Transnet SOC Ltd. expects to move about 75 million metric tons of export coal and 60 million tons of iron ore on its railways in its financial year through March 31, Acting Chief Executive Officer Siyabonga Gama said. That’s largely unchanged from 76.3 million tons and 59.7 million tons in fiscal 2015. Miners have indicated they’re concerned about losing market share if output slows, Gama said.
“There is a bloodbath in the commodities market, but the extent to which we have experienced it, it is much less than what we thought might actually happen,” Gama said in an interview last week at Bloomberg’s Johannesburg office. “When I talk to the customers, some of them feel very strongly that if they responded to the market they would be squeezed out completely.”
The company had budgeted for export coal volumes of 77 million tons and 62 million tons of iron ore in the current financial year, Gama told reporters in July.

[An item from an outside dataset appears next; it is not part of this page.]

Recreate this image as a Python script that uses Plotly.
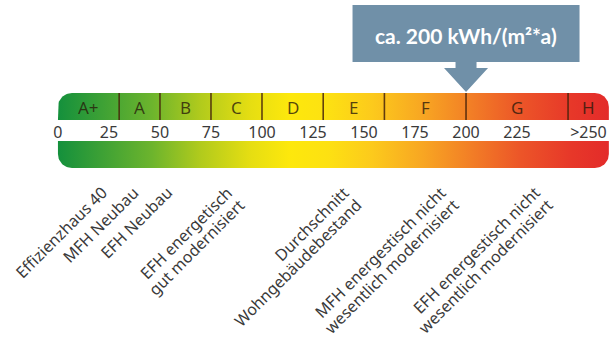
import numpy as np
import plotly.graph_objects as go

# Energy efficiency classes (kWh per m² and year)
class_labels = ["A+", "A", "B", "C", "D", "E", "F", "G", "H"]
class_edges = [0, 30, 50, 75, 100, 130, 160, 200, 250, 270]

# Scale labels below the class band
tick_values = [0, 25, 50, 75, 100, 125, 150, 175, 200, 225, 260]
tick_text = ["0", "25", "50", "75", "100", "125", "150", "175", "200", "225", ">250"]

# Typical final energy demand of building types
building_types = [
    "Effizienzhaus 40",
    "MFH Neubau",
    "EFH Neubau",
    "EFH energetisch<br>gut modernisiert",
    "Durchschnitt<br>Wohngebäudebestand",
    "MFH energestisch nicht<br>wesentlich modernisiert",
    "EFH energestisch nicht<br>wesentlich modernisiert",
]
building_values = [28, 43, 60, 89, 146, 194, 240]

highlight_value = 200
highlight_text = "ca. 200 kWh/(m²*a)"

# ---- layout constants ----
W, H = 616, 342
X_RANGE = [-28.4, 273.5]
PX_PER_UNIT = W / (X_RANGE[1] - X_RANGE[0])
BAND_TOP, BAND_BOT = 93, 120          # coloured class band
SCALE_TOP, SCALE_BOT = 141, 168       # gradient bar
RADIUS = 14
FONT = "Noto Sans"
TEXT_COLOR = "#3a3a3a"
LABEL_SIZE = 16
LINE_GAP = 18                         # distance between lines of a rotated label

gradient = [
    [0.00, "#14903c"], [0.17, "#6cb42d"], [0.26, "#b2cb1c"], [0.35, "#e6de12"],
    [0.42, "#fde80c"], [0.49, "#fde112"], [0.57, "#fcca1c"], [0.66, "#f8a722"],
    [0.75, "#f27e26"], [0.84, "#ec5528"], [0.93, "#e73829"], [1.00, "#e32b2a"],
]


def rounded_band(x0, x1, ytop, ybot, r, round_top):
    """Outline of a bar whose two top (or two bottom) corners are rounded."""
    rx = r / PX_PER_UNIT
    t = np.linspace(0, np.pi / 2, 16)
    if round_top:
        cyl = ytop + r
        left = [(x0 + rx - rx * np.cos(a), cyl - r * np.sin(a)) for a in t]
        right = [(x1 - rx + rx * np.sin(a), cyl - r * np.cos(a)) for a in t]
        pts = [(x0, ybot)] + left + right + [(x1, ybot), (x0, ybot)]
    else:
        cyb = ybot - r
        right = [(x1 - rx + rx * np.cos(a), cyb + r * np.sin(a)) for a in t]
        left = [(x0 + rx - rx * np.sin(a), cyb + r * np.cos(a)) for a in t]
        pts = [(x0, ytop), (x1, ytop)] + right + left + [(x0, ytop)]
    xs, ys = zip(*pts)
    return list(xs), list(ys)


fig = go.Figure()

for (ytop, ybot, top) in [(BAND_TOP, BAND_BOT, True), (SCALE_TOP, SCALE_BOT, False)]:
    xs, ys = rounded_band(class_edges[0], class_edges[-1], ytop, ybot, RADIUS, top)
    fig.add_trace(go.Scatter(
        x=xs, y=ys, mode="lines", line=dict(width=0), fill="toself",
        fillgradient=dict(type="horizontal", colorscale=gradient),
        hoverinfo="skip", showlegend=False,
    ))

# class dividers
for e in class_edges[1:-1]:
    fig.add_shape(type="line", xref="x", yref="y", x0=e, x1=e, y0=BAND_TOP, y1=BAND_BOT,
                  line=dict(color="rgba(70,35,10,0.85)", width=1.6))

# class letters
for lab, a, b in zip(class_labels, class_edges[:-1], class_edges[1:]):
    fig.add_annotation(x=(a + b) / 2, y=(BAND_TOP + BAND_BOT) / 2 + 1, text=lab,
                       showarrow=False, xref="x", yref="y",
                       font=dict(family=FONT, size=17, color="rgba(40,25,10,0.78)"))

# building type labels, one annotation per line so the line gap stays tight
shift = LINE_GAP / np.sqrt(2)
for name, v in zip(building_types, building_values):
    for i, line in enumerate(name.split("<br>")):
        fig.add_annotation(x=v, y=179, text=line, textangle=-45, showarrow=False,
                           xref="x", yref="y", xanchor="right", yanchor="top",
                           xshift=i * shift, yshift=-i * shift,
                           font=dict(family=FONT, size=LABEL_SIZE, color=TEXT_COLOR))

# callout box with arrow pointing at the highlighted value
fig.add_shape(
    type="path", xref="x", yref="y", xsizemode="pixel", ysizemode="pixel",
    xanchor=highlight_value, yanchor=BAND_TOP - 1,
    path=("M -22,24 L 0,0 L 22,24 L 10.5,24 L 10.5,30 L 113.5,30 L 113.5,87 "
          "L -113.5,87 L -113.5,30 L -10.5,30 L -10.5,24 Z"),
    fillcolor="#7090a8", line=dict(width=0),
)
fig.add_annotation(x=highlight_value, y=35, text=highlight_text, showarrow=False,
                   xref="x", yref="y",
                   font=dict(family="Lato", size=21, color="white", weight=700))

fig.update_layout(
    width=W, height=H, margin=dict(l=0, r=0, t=0, b=0),
    paper_bgcolor="white", plot_bgcolor="white", showlegend=False,
    xaxis=dict(range=X_RANGE, showgrid=False, zeroline=False, showline=False,
               tickmode="array", tickvals=tick_values, ticktext=tick_text, ticks="",
               anchor="free", position=1 - 121 / H,
               tickfont=dict(family=FONT, size=16, color=TEXT_COLOR)),
    yaxis=dict(range=[H, 0], visible=False),
)

fig.write_html("out.html")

Transnet is implementing a rolling seven-year, 336 billion-rand ($25 billion) plan to expand and upgrade rail and port capacity in South Africa, the world’s biggest manganese producer and the continent’s largest of iron ore and coal.
The project aims to reduce bottlenecks and shift freight from roads to rail in the country where Anglo American Plc, Glencore Plc and South32 Ltd. have operations. While the rail operator remains committed to completing its investment plans, some projects may take longer than previously expected because of the decline in commodity markets, Gama said.